Una ciudad rural donde el paisaje era tan importante como el paisanaje. “La cultura del progreso ha destruido el paisaje”. Se detiene en una obra maestra de Sánchez Perrier, “se empapó del paisaje parisino, de la Escuela de Fontainebleau”. Y después sería uno de los que fueron a Alcalá de Guadaíra en busca de su Macondo particular. “Lo que era un lugar maravilloso se ha convertido en un lugar espantoso donde el río baja lleno de alpechín y Oromana ha pasado de ser un bosque a un paraje de pinos y chalés”. Mejor subirse en el tren de los Panaderos en el que traían el pan de Alcalá, “no la bazofia que se vende en nuestros días, soy nieto de panadera rural”.

Colón no fue el único que cruzó el Océano Atlántico. Al describir un paisaje con riscos, pastores y ovejas pintado por Pinelo, habla de este artista como exportador de pintura sevillana a América, “sobre todo a Buenos Aires, llegaron barcos enteros de pintura sevillana a Argentina. Muchos de esos cuadros volvieron cuando los vendieron bonaerenses arruinados”. En la antología de Valdivieso hay algunas pintoras. Eran las menos, las ha estudiado su alumna Magdalena Illán. “No eran tan valoradas como las futbolistas, que ahora son glorias mundiales”.

De Jiménez Aranda ha elegido un buen ramillete de cuadros. Un pintor que editó e ilustró un Quijote en más de novecientas escenas. El siglo XIX tiene los mismos números romanos que el XXI, pero no habían llegado oficios como el youtuber o la influencer. Se ven carboneros, herreros, cigarreras. El puente de Isabel II acaba de ser inaugurado en 1862 por la reina que lleva su nombre. Hay pinturas que parecen acertijos. En una de ellas Jiménez Aranda funde Roma y Sevilla con estampas de ambas ciudades, la antigua y la Nova, que diría Vicente Lleó Cañal. Cuadros con un evidente contenido social más allá de la anécdota: la caída de un albañil del andamio parece la página de Sucesos de un periódico.
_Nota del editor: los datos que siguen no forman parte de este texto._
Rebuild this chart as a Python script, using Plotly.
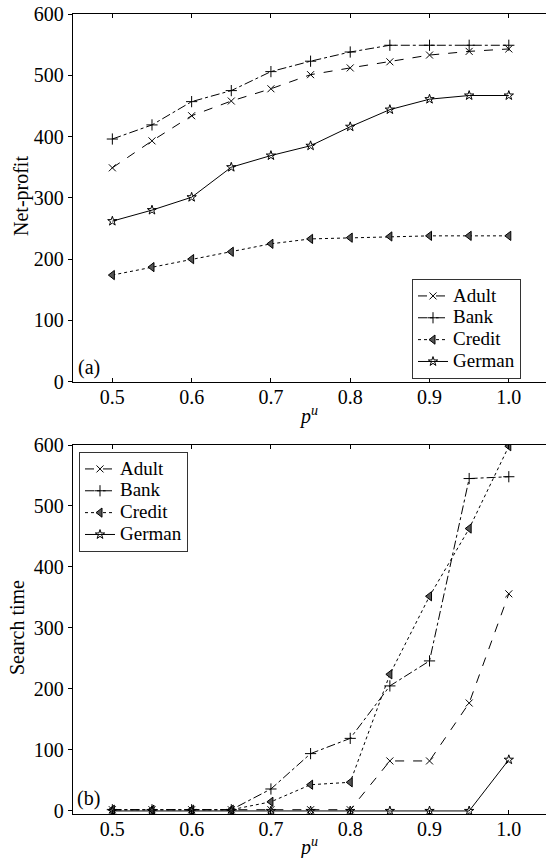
import plotly.graph_objects as go
from plotly.subplots import make_subplots

# ---------------- data ----------------
pu = [0.5, 0.55, 0.6, 0.65, 0.7, 0.75, 0.8, 0.85, 0.9, 0.95, 1.0]
x_tick_vals = [0.5, 0.6, 0.7, 0.8, 0.9, 1.0]
x_tick_text = ["0.5", "0.6", "0.7", "0.8", "0.9", "1.0"]
y_tick_vals = [0, 100, 200, 300, 400, 500, 600]

profit_adult = [349, 393, 434, 458, 478, 501, 512, 522, 533, 539, 543]
profit_bank = [396, 419, 457, 475, 506, 523, 538, 549, 549, 549, 549]
profit_credit = [174, 187, 200, 212, 225, 233, 235, 237, 238, 238, 238]
profit_german = [262, 280, 301, 350, 369, 385, 416, 444, 461, 467, 467]

time_adult = [2, 2, 2, 2, 2, 2, 2, 82, 82, 177, 356]
time_bank = [2, 2, 2, 2, 36, 94, 119, 205, 246, 545, 548]
time_credit = [2, 2, 2, 2, 15, 43, 47, 224, 352, 463, 598]
time_german = [0, 0, 0, 0, 0, 0, 0, 0, 0, 0, 84]

names = ["Adult", "Bank", "Credit", "German"]

# ---------------- styles ----------------
W, H = 546, 858
FONT = "Liberation Serif"


def px(x):
    return x / W


def py(y):
    return 1 - y / H


styles = {
    "Adult": dict(dash="dash", symbol="x-thin-open", size=7, fill="black"),
    "Bank": dict(dash="dashdot", symbol="cross-thin-open", size=8, fill="black"),
    "Credit": dict(dash="dot", symbol="triangle-left", size=8, fill="#555555"),
    "German": dict(dash="solid", symbol="star-open", size=7, fill="black"),
}

fig = make_subplots(rows=2, cols=1)

series_top = [profit_adult, profit_bank, profit_credit, profit_german]
series_bot = [time_adult, time_bank, time_credit, time_german]

for row, series, leg in [(1, series_top, "legend"), (2, series_bot, "legend2")]:
    for name, vals in zip(names, series):
        st = styles[name]
        fig.add_trace(
            go.Scatter(
                x=pu,
                y=vals,
                name='<span style="font-size:19px">' + name + "</span>",
                mode="lines+markers",
                legend=leg,
                line=dict(color="black", width=1, dash=st["dash"]),
                marker=dict(
                    symbol=st["symbol"],
                    size=st["size"],
                    color=st["fill"],
                    line=dict(color="black", width=1),
                ),
            ),
            row=row,
            col=1,
        )

xdom = [px(72.7), 1.0]
xaxis_common = dict(
    range=[0.45, 1.0469],
    tickmode="array",
    tickvals=x_tick_vals,
    ticktext=x_tick_text,
    ticks="inside",
    ticklen=4,
    tickcolor="black",
    ticklabelstandoff=-3,
    showline=True,
    linecolor="black",
    linewidth=1,
    mirror="allticks",
    showgrid=False,
    zeroline=False,
    automargin=False,
    tickfont=dict(family=FONT, size=20, color="black"),
    domain=xdom,
)
yaxis_common = dict(
    tickmode="array",
    tickvals=y_tick_vals,
    ticks="outside",
    ticklen=4,
    tickcolor="black",
    showline=True,
    linecolor="black",
    linewidth=1,
    mirror=False,
    showgrid=False,
    zeroline=False,
    automargin=False,
    tickfont=dict(family=FONT, size=20, color="black"),
)

fig.update_layout(
    xaxis=dict(**xaxis_common, anchor="y"),
    xaxis2=dict(**xaxis_common, anchor="y2"),
    yaxis=dict(**yaxis_common, range=[0, 600], domain=[py(381.7), py(14)]),
    yaxis2=dict(**yaxis_common, range=[-5, 600], domain=[py(814), py(445)]),
)

legend_common = dict(
    xanchor="left",
    yanchor="top",
    bgcolor="white",
    bordercolor="#333333",
    borderwidth=1,
    font=dict(family=FONT, size=14.5, color="black"),
    itemwidth=30,
    tracegroupgap=0,
)
fig.update_layout(
    legend=dict(**legend_common, x=px(412), y=py(279)),
    legend2=dict(**legend_common, x=px(79), y=py(452)),
)

annots = [
    dict(text="(a)", x=px(89), y=py(367)),
    dict(text="(b)", x=px(88), y=py(798)),
    dict(text="<i>p</i><sup><i>u</i></sup>", x=px(308), y=py(415)),
    dict(text="<i>p</i><sup><i>u</i></sup>", x=px(308), y=py(846)),
    dict(text="Net-profit", x=px(21), y=py(196), textangle=-90),
    dict(text="Search time", x=px(17), y=py(628), textangle=-90),
]
for a in annots:
    fig.add_annotation(
        xref="paper",
        yref="paper",
        xanchor="center",
        yanchor="middle",
        showarrow=False,
        font=dict(family=FONT, size=20, color="black"),
        **a,
    )

fig.update_layout(
    width=W,
    height=H,
    margin=dict(l=0, r=0, t=0, b=0, autoexpand=False),
    paper_bgcolor="white",
    plot_bgcolor="white",
    showlegend=True,
    template="none",
)

fig.write_html(
    "out.html",
    config={"displayModeBar": False},
    post_script="document.body.style.margin='0';document.body.style.overflow='hidden';",
)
José Villegas retrata a Pastora Imperio con la bata de cola “tan lolafloreada pero que no es española ni andaluza, se importó de París”. Ricardo Villegas, hermano del anterior, retrata la “bravura física y moral” de dos vendedores.

Uno de pescado, que no tenía la exclusiva Sorolla. Dice que nadie como García Ramos (que murió en la misma casa donde lo hizo Cecilia Böhl de Faber, en la calle Fernán Caballero) ha retratado lo popular. “Se coloca ama de cría”, se lee en un puesto de zapatero. Las cigarreras de Gonzalo Bilbao trabajaban en la Fábrica de Tabacos convertida en Universidad cuando llega a Sevilla Enrique Valdivieso y se incorpora a un claustro de profesores donde están Presedo o Carriazo. Estampas taurinas. “Lo que más se ha pintado es cuando el toro acomete al picador”. Un desnudo que García Ramos nunca habría pintado en Sevilla y un tributo a Mariano Fortuny, que acogía a todos los artistas sevillanos que lo visitaban en su casa de Roma.

“He decidido cerrar mi carrera como historiador de Arte con un tema que no está muy de moda, lo estuvo hace veinte o treinta años, pero la pintura costumbrista está hoy completamente olvidada”. La sala estaba llena. Con sus compañeros de Academia de Buenas Letras Pablo Gutiérrez Alviz y Alfonso Guerra. Los Machado son coetáneos de estos pintores que viajaban en el tren de los pintores para dibujar el de los panaderos.